Manual Quality Inspection: Graduate-level reviewers perform multi-pass checks for consistency, solvability, schema adherence, and test coverage.

C. Evaluation Protocol (Four-Level Metrics)

Tool-Genesis introduces a full-lifecycle diagnostic protocol to disentangle failure causes:

Level 1 (Surface Compliance): Measures if the tool registry is parseable (Compliance Rate) and if the server launches successfully (Server Execution Rate).
Level 2 (Semantic Interface Fidelity): Uses Schema-F1 to quantify the alignment between predicted and reference tool interfaces via bipartite matching.
Level 3 (Functional Correctness): Measures pass rates on Unit Tests, distinguishing between relaxed criteria (UTsoft) and strict boundary/negative tests (UThard).
Level 4 (Downstream Task Utility): Assesses end-to-end efficacy by having a fixed proxy agent solve tasks using the generated tools.
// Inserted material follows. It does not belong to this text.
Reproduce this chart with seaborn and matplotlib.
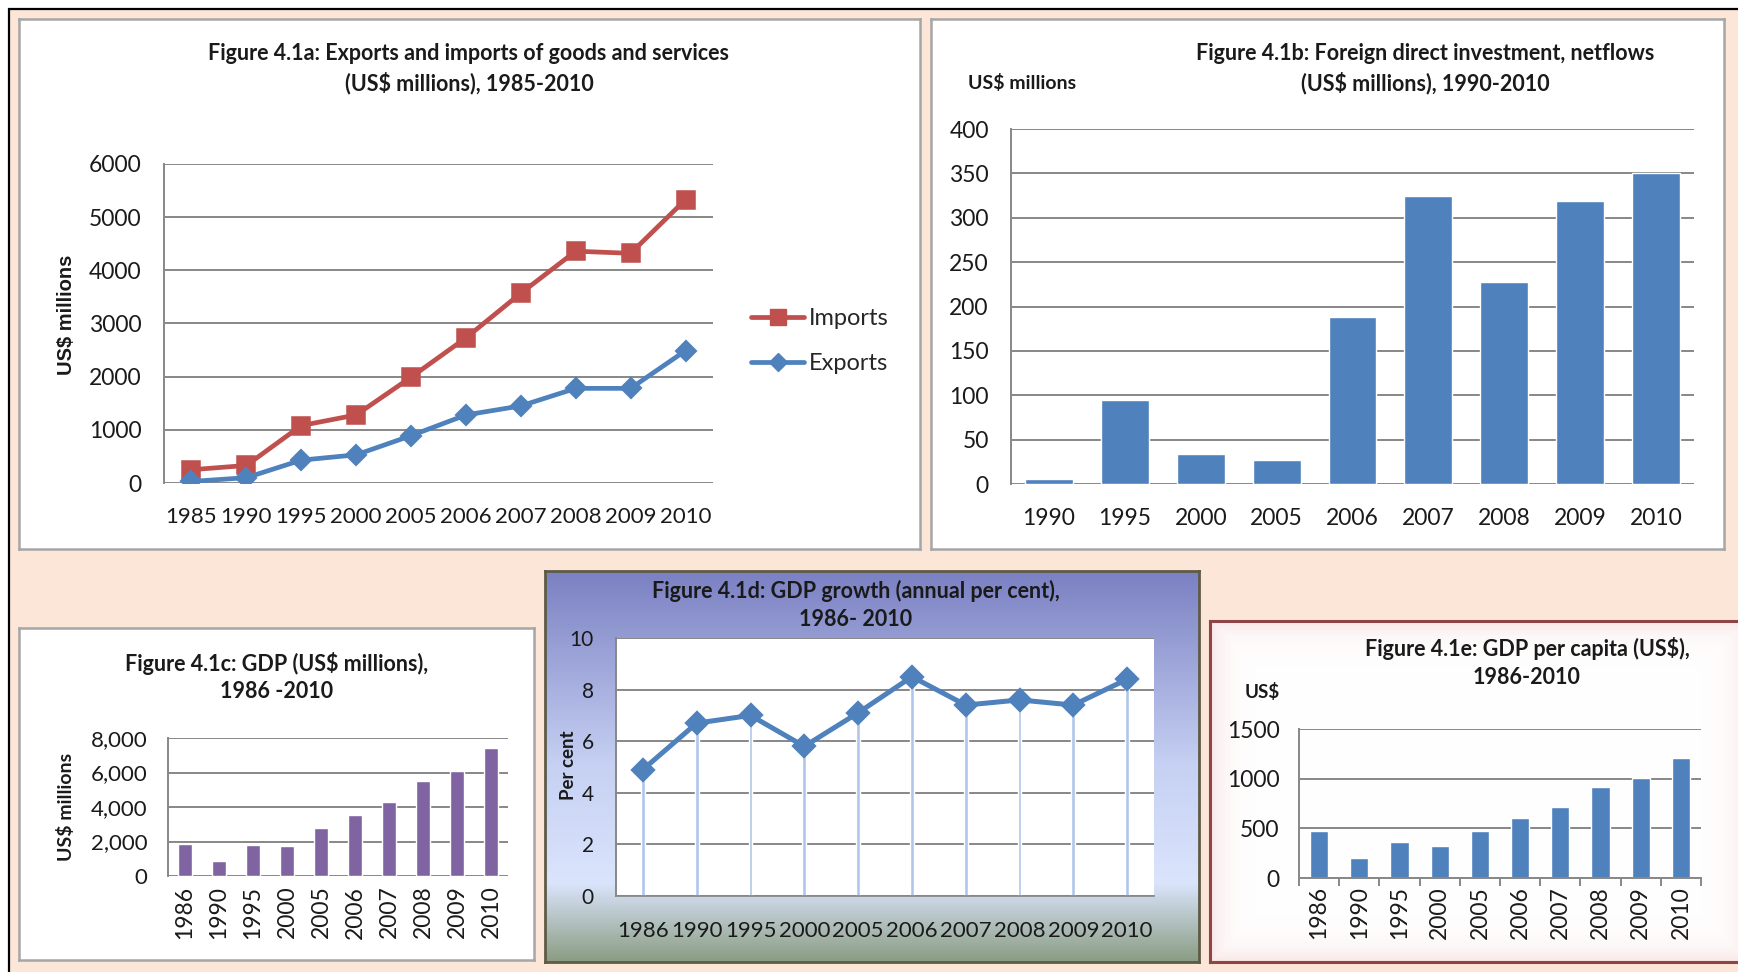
import numpy as np
import pandas as pd
import seaborn as sns
import matplotlib.pyplot as plt
from matplotlib.patches import Rectangle
from matplotlib.lines import Line2D
from matplotlib.colors import LinearSegmentedColormap

# Datos
years_a = ['1985', '1990', '1995', '2000', '2005', '2006', '2007', '2008', '2009', '2010']
imports = [250, 330, 1080, 1280, 1990, 2730, 3570, 4360, 4320, 5330]
exports = [30, 100, 430, 530, 890, 1280, 1450, 1780, 1780, 2490]

years_b = ['1990', '1995', '2000', '2005', '2006', '2007', '2008', '2009', '2010']
fdi = [6, 95, 34, 27, 188, 324, 228, 319, 350]

years_c = ['1986', '1990', '1995', '2000', '2005', '2006', '2007', '2008', '2009', '2010']
gdp = [1830, 870, 1790, 1750, 2760, 3510, 4280, 5510, 6090, 7440]
growth = [4.9, 6.7, 7.0, 5.8, 7.1, 8.5, 7.4, 7.6, 7.4, 8.4]
gdp_pc = [476, 204, 360, 323, 476, 599, 718, 912, 1007, 1211]

RED = '#C0504D'
BLUE = '#4F81BD'
PURPLE = '#8064A2'
DROP = '#AFC6E9'
GRID = '#878787'
PEACH = '#FCE6D8'
TXT = '#1A1A1A'
TSIZE = 15.5

sns.set_theme(style='white')
plt.rcParams['font.family'] = ['Lato', 'DejaVu Sans']

W, H = 1738, 972
fig = plt.figure(figsize=(W / 100, H / 100), dpi=100, facecolor='white')


def rect(x0, y0, x1, y1):
    return [x0 / W, 1 - y1 / H, (x1 - x0) / W, (y1 - y0) / H]


def ftext(x, y, s, **kw):
    kw.setdefault('ha', 'center')
    kw.setdefault('va', 'center')
    kw.setdefault('color', TXT)
    fig.text(x / W, 1 - y / H, s, **kw)


def box(r, edge='#A6A6A6', lw=1.8, face='white'):
    bx = fig.add_axes(r, facecolor=face)
    bx.set_xticks([])
    bx.set_yticks([])
    for s in bx.spines.values():
        s.set_color(edge)
        s.set_linewidth(lw)
    return bx


def style(ax, ymax, step, size=15, xsize=None, ypad=17, xpad=12, fmt=None):
    ax.set_ylim(0, ymax)
    ax.set_yticks(np.arange(0, ymax + 1, step))
    if fmt:
        ax.set_yticklabels([fmt.format(v) for v in np.arange(0, ymax + 1, step)])
    ax.yaxis.grid(True, color=GRID, lw=1.4)
    ax.xaxis.grid(False)
    ax.set_axisbelow(True)
    for s in ['top', 'right', 'bottom']:
        ax.spines[s].set_visible(False)
    ax.spines['left'].set_color(GRID)
    ax.spines['left'].set_linewidth(1.4)
    ax.tick_params(axis='y', length=0, pad=ypad, labelsize=size, colors=TXT)
    ax.tick_params(axis='x', length=0, pad=xpad, labelsize=xsize or size, colors=TXT)
    ax.set_xlabel('')
    ax.set_ylabel('')


# fondo general
fig.patches.append(Rectangle((9 / W, -0.05), 1.2, 1 - 9 / H + 0.05, transform=fig.transFigure,
                             facecolor=PEACH, edgecolor='black', lw=1.6, zorder=-1))

# Figura 4.1a
box(rect(19, 19, 920, 549))
ax = fig.add_axes(rect(164, 164, 713, 483))
sns.pointplot(x=years_a, y=imports, color=RED, marker='s', markersize=11, linewidth=3.4,
              errorbar=None, ax=ax)
sns.pointplot(x=years_a, y=exports, color=BLUE, marker='D', markersize=9, linewidth=3.4,
              errorbar=None, ax=ax)
ax.set_xlim(-0.5, len(years_a) - 0.5)
style(ax, 6000, 1000, size=16.5, xsize=16, ypad=16, xpad=17)
ftext(469, 54, 'Figure 4.1a: Exports and imports of goods and services', fontsize=TSIZE, fontweight='bold')
ftext(469, 83, '(US$ millions), 1985-2010', fontsize=TSIZE, fontweight='bold')
ftext(66, 315, 'US$ millions', rotation=90, fontsize=14.5, fontweight='bold', family='Liberation Sans')
handles = [Line2D([], [], color=RED, marker='s', markersize=11, lw=3.4),
           Line2D([], [], color=BLUE, marker='D', markersize=9, lw=3.4)]
fig.legend(handles, ['Imports', 'Exports'], loc='center left', bbox_to_anchor=(751 / W, 1 - 341 / H),
           frameon=False, fontsize=17, handlelength=2.25, handletextpad=0.2, labelspacing=1.0,
           borderpad=0, borderaxespad=0)

# Figura 4.1b
box(rect(931, 19, 1724, 549))
ax = fig.add_axes(rect(1011, 129, 1694, 484))
sns.barplot(x=years_b, y=fdi, color=BLUE, width=0.63, saturation=1, ax=ax)
style(ax, 400, 50, size=16.5, ypad=16, xpad=17)
ftext(1425, 54, 'Figure 4.1b: Foreign direct investment, netflows', fontsize=TSIZE, fontweight='bold')
ftext(1425, 83, '(US$ millions), 1990-2010', fontsize=TSIZE, fontweight='bold')
ftext(1022, 83, 'US$ millions', fontsize=14, fontweight='bold')

# Figura 4.1c
box(rect(19, 628, 534, 960))
ax = fig.add_axes(rect(168, 738, 508, 876))
sns.barplot(x=years_c, y=gdp, color=PURPLE, width=0.4, saturation=1, ax=ax)
style(ax, 8000, 2000, size=16, xsize=16.5, ypad=15, xpad=7, fmt='{:,.0f}')
ax.tick_params(axis='x', labelrotation=90)
ftext(277, 663, 'Figure 4.1c: GDP (US$ millions),', fontsize=TSIZE, fontweight='bold')
ftext(277, 692, '1986 -2010', fontsize=TSIZE, fontweight='bold')
ftext(66, 807, 'US$ millions', rotation=90, fontsize=14, fontweight='bold')

# Figura 4.1d
bg = box(rect(545, 571, 1199, 962), edge='#5E5A45', lw=2)
grad = LinearSegmentedColormap.from_list(
    'g', [(0, '#7A80C2'), (0.5, '#C6D1F3'), (0.8, '#DAE4FC'), (1, '#8A9C82')])
bg.imshow(np.linspace(0, 1, 256)[:, None], cmap=grad, aspect='auto', extent=(0, 1, 0, 1))
bg.set_xlim(0, 1)
bg.set_ylim(0, 1)
ax = fig.add_axes(rect(616, 638, 1154, 896), facecolor='white')
sns.barplot(x=years_c, y=growth, color=DROP, width=0.07, saturation=1, ax=ax)
sns.pointplot(x=years_c, y=growth, color=BLUE, marker='D', markersize=10, linewidth=3.6,
              errorbar=None, ax=ax)
ax.set_xlim(-0.5, len(years_c) - 0.5)
style(ax, 10, 2, size=15, xsize=16, ypad=9, xpad=18)
ax.tick_params(axis='y', length=7, width=1.4, color=GRID, direction='out')
ax.spines['bottom'].set_visible(True)
ax.spines['bottom'].set_color(GRID)
ftext(856, 591, 'Figure 4.1d: GDP growth (annual per cent),', fontsize=TSIZE, fontweight='bold')
ftext(856, 620, '1986- 2010', fontsize=TSIZE, fontweight='bold')
ftext(569, 765, 'Per cent', rotation=90, fontsize=13.5, fontweight='bold')

# Figura 4.1e
x0, y0, x1, y1 = 1210, 621, 1748, 962
bx = box(rect(x0, y0, x1, y1), edge='#8E4545', lw=2.2)
hh, ww = y1 - y0, x1 - x0
yy, xx = np.mgrid[0:hh, 0:ww]
d = np.minimum.reduce([xx, yy, hh - 1 - yy, ww - 1 - xx]).astype(float)
a = 0.35 * np.exp(-d / 14)
pink = np.array([0.93, 0.72, 0.72])
img = (1 - a)[..., None] * np.ones(3) + a[..., None] * pink
bx.imshow(img, aspect='auto', extent=(0, 1, 0, 1))
bx.set_xlim(0, 1)
bx.set_ylim(0, 1)
ax = fig.add_axes(rect(1299, 729, 1701, 878))
ax.patch.set_alpha(0)
sns.barplot(x=years_c, y=gdp_pc, color=BLUE, width=0.45, saturation=1, ax=ax)
style(ax, 1500, 500, size=16.5, xsize=16.5, ypad=9, xpad=6)
ax.set_xlim(-0.5, len(years_c) - 0.5)
ax.tick_params(axis='x', labelrotation=90)
ax.tick_params(axis='y', length=5, width=1.4, color=GRID, direction='out')
ax.set_xticks(np.arange(-0.5, len(years_c), 1), minor=True)
ax.tick_params(axis='x', which='minor', length=6, width=1.4, color=GRID, direction='out', bottom=True)
ax.spines['bottom'].set_visible(True)
ax.spines['bottom'].set_color(GRID)
ax.spines['bottom'].set_linewidth(1.4)
ftext(1527, 648, 'Figure 4.1e: GDP per capita (US$),', fontsize=TSIZE, fontweight='bold')
ftext(1527, 677, '1986-2010', fontsize=TSIZE, fontweight='bold')
ftext(1262, 692, 'US$', fontsize=13.5, fontweight='bold')

fig.savefig('out.png', dpi=100, facecolor=fig.get_facecolor())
Crucially, it calculates an Oracle-Normalized Success Rate (SR) to quantify the utility gap between generated tools and ground-truth reference tools.

3. Key Contributions

Tool-Genesis Benchmark: The first diagnostic benchmark that evaluates tool creation under missing specifications, focusing on the inference of contracts and generation of reusable assets rather than one-off scripts.
Diagnostic Evaluation Protocol: A unified, execution-grounded framework that decouples tool generation from utilization, enabling precise attribution of errors to interface design, logic implementation, or usage strategy.
Oracle-Normalized Utility Gap: A novel metric to quantify the practical self-evolution capability by comparing generated tools against an optimal reference implementation under the same task distribution.
Comprehensive Dataset: A high-quality dataset of 86 servers, 2,150 tasks, and 9,441 unit tests covering 24 diverse domains, constructed with rigorous filtering and manual verification.

4. Experimental Results

The authors evaluated a broad suite of frontier models (OpenAI GPT-4o/4.1/5.1, Anthropic Claude, Google Gemini, Qwen3, DeepSeek, Kimi) using two strategies: Direct (single-pass generation) and Code-Agent (ReAct-style loop with sandbox execution and repair).
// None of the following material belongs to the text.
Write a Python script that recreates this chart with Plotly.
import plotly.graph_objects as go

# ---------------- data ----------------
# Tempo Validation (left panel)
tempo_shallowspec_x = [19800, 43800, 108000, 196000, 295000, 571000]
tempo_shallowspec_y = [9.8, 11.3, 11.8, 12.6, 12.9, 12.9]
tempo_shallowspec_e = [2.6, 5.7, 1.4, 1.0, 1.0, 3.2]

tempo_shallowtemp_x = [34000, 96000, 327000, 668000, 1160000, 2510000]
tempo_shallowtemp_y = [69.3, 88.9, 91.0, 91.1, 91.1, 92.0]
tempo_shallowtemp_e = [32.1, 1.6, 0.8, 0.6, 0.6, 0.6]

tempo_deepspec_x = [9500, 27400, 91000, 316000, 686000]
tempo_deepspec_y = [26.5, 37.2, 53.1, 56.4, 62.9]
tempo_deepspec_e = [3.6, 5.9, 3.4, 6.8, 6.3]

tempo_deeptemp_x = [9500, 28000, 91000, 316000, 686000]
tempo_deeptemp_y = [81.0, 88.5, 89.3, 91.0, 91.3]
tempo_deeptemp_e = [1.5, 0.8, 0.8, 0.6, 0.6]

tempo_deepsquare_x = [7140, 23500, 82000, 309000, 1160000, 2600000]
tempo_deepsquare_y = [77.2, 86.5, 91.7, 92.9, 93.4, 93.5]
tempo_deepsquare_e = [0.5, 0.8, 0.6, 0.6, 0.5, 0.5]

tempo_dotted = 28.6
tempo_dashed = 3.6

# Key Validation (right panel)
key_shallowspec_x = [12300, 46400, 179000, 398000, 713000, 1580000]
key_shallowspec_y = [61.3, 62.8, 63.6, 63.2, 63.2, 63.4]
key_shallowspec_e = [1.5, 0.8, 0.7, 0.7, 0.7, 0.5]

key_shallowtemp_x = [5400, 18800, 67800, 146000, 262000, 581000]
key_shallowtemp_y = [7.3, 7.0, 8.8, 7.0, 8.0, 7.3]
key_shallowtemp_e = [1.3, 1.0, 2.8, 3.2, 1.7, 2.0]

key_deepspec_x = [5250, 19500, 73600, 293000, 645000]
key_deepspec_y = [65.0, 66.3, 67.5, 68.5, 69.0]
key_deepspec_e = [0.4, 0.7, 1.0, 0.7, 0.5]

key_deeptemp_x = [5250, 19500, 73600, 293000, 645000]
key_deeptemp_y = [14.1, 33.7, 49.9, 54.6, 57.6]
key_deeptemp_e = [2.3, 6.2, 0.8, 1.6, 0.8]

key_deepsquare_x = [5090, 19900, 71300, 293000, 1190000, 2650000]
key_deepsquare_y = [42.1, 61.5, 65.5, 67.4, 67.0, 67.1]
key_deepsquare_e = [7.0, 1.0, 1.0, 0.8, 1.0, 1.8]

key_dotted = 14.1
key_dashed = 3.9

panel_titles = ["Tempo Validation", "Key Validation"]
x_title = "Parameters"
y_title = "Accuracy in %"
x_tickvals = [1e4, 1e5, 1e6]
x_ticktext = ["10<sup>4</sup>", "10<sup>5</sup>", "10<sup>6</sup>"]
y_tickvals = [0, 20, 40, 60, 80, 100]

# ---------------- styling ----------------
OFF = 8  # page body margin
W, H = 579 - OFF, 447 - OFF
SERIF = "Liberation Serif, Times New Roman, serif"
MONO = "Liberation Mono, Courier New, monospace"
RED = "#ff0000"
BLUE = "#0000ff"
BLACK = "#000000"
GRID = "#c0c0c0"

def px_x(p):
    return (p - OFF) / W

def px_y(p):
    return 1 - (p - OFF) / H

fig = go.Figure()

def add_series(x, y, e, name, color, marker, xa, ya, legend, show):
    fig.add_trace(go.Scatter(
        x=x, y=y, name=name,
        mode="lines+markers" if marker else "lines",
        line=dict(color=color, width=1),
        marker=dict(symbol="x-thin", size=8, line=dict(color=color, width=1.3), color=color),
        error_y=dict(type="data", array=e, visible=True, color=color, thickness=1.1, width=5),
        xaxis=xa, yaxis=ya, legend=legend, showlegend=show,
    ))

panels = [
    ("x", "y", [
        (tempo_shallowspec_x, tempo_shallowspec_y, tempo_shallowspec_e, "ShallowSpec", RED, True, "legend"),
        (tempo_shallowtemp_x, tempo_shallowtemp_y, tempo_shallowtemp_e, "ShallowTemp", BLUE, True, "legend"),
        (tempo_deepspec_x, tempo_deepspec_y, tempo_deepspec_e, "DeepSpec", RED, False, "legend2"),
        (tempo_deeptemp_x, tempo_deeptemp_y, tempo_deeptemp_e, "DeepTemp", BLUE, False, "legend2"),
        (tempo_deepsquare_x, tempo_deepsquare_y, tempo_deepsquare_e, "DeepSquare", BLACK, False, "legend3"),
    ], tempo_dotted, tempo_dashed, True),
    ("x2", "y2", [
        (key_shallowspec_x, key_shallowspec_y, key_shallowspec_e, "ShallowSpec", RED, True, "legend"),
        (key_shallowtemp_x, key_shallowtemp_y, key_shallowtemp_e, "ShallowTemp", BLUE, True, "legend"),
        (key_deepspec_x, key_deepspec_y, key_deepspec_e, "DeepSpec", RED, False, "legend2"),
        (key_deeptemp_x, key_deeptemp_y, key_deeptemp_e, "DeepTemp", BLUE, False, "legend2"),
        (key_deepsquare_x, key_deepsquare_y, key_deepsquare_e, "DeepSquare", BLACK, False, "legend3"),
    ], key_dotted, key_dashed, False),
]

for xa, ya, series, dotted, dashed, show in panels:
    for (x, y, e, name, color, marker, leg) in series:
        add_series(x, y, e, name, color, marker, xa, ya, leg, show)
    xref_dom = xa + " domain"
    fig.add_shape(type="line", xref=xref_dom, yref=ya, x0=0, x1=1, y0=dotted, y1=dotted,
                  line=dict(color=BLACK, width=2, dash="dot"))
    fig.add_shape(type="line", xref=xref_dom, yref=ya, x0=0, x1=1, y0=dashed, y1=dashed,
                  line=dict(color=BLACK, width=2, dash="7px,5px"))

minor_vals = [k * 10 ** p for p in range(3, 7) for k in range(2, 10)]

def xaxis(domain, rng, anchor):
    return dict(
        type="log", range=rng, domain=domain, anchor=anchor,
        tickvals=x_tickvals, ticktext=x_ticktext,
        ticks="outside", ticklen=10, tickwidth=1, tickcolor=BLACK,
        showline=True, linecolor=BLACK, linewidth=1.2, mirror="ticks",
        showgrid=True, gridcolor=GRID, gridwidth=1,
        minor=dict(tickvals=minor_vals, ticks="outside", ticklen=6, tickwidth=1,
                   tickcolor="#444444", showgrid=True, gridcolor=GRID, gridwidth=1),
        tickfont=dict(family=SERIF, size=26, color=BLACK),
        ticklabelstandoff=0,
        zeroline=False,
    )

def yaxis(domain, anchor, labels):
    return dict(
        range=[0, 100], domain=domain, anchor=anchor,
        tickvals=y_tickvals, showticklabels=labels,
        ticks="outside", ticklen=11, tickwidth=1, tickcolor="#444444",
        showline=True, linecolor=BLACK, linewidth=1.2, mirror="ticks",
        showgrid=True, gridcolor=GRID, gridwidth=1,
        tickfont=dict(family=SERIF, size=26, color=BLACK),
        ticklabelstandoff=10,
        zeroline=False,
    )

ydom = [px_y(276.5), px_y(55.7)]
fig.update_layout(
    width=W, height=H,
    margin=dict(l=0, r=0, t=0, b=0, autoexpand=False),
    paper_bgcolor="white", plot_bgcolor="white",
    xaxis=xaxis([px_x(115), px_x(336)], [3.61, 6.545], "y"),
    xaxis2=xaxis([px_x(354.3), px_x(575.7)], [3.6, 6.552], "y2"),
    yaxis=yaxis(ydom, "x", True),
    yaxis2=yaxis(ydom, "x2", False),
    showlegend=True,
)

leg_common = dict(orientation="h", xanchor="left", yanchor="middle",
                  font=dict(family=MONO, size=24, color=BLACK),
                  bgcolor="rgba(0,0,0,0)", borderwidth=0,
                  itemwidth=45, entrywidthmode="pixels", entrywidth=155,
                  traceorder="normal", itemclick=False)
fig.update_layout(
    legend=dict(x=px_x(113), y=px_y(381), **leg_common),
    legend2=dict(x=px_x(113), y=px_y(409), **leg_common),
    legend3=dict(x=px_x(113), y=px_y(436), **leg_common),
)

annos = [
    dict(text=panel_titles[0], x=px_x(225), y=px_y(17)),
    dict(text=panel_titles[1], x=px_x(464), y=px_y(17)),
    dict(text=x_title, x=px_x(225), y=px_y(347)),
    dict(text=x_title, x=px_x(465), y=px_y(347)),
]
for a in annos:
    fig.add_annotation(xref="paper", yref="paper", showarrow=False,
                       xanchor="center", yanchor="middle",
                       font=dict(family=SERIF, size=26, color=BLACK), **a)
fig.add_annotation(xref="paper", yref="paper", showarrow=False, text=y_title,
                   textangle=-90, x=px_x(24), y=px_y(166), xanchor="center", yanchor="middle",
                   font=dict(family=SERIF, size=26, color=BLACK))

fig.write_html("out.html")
The "Black Box" Bottleneck: Even state-of-the-art models struggle in a one-shot setting. Minor initial flaws in interface prediction or logic are amplified through the pipeline, causing a precipitous drop in downstream metrics.
Closed-Loop Repair is Critical: The Code-Agent strategy significantly outperforms Direct generation. For example, on Qwen3-235B, the Oracle-Normalized Success Rate (SR) jumped from ~0.19 (Direct) to ~0.62 (Code-Agent). Execution feedback allows models to iteratively fix bugs, transforming "plausible" schemas into functional tools.
Compliance $\neq$ Utility: High compliance (Level 1) and schema fidelity (Level 2) are necessary but insufficient. Models often generate syntactically correct schemas that fail strict unit tests (Level 3) or downstream tasks (Level 4), highlighting a "utility-conversion bottleneck."
Scale-Dependent Repair: Larger models benefit more from closed-loop repair. While smaller models (e.g., 4B/8B) struggle to utilize execution feedback effectively, larger models (e.g., 235B) can leverage it to achieve near-optimal performance.
Finetuning Efficacy: Finetuning on Tool-Genesis data improves both one-shot generation (Direct) and the effectiveness of closed-loop repair (Code-Agent), suggesting the benchmark provides a strong training signal for internalizing tool creation capabilities.

5. Significance

Tool-Genesis shifts the paradigm from "tool-using" to "tool-making" for self-evolving agents. It demonstrates that current models are not yet robust enough to autonomously create reliable, reusable tool assets in a single pass. The benchmark provides the community with:

A standardized way to diagnose where tool creation fails (schema vs. logic vs. usage).
Evidence that execution feedback loops are essential for bridging the gap between theoretical tool design and practical utility.
A pathway toward persistent tool assets, moving away from disposable scripts toward maintainable toolboxes that can evolve with long-horizon task distributions.

This work is a foundational step toward realizing truly self-evolving agents capable of operating in dynamic, real-world environments where tool specifications are often missing or ambiguous.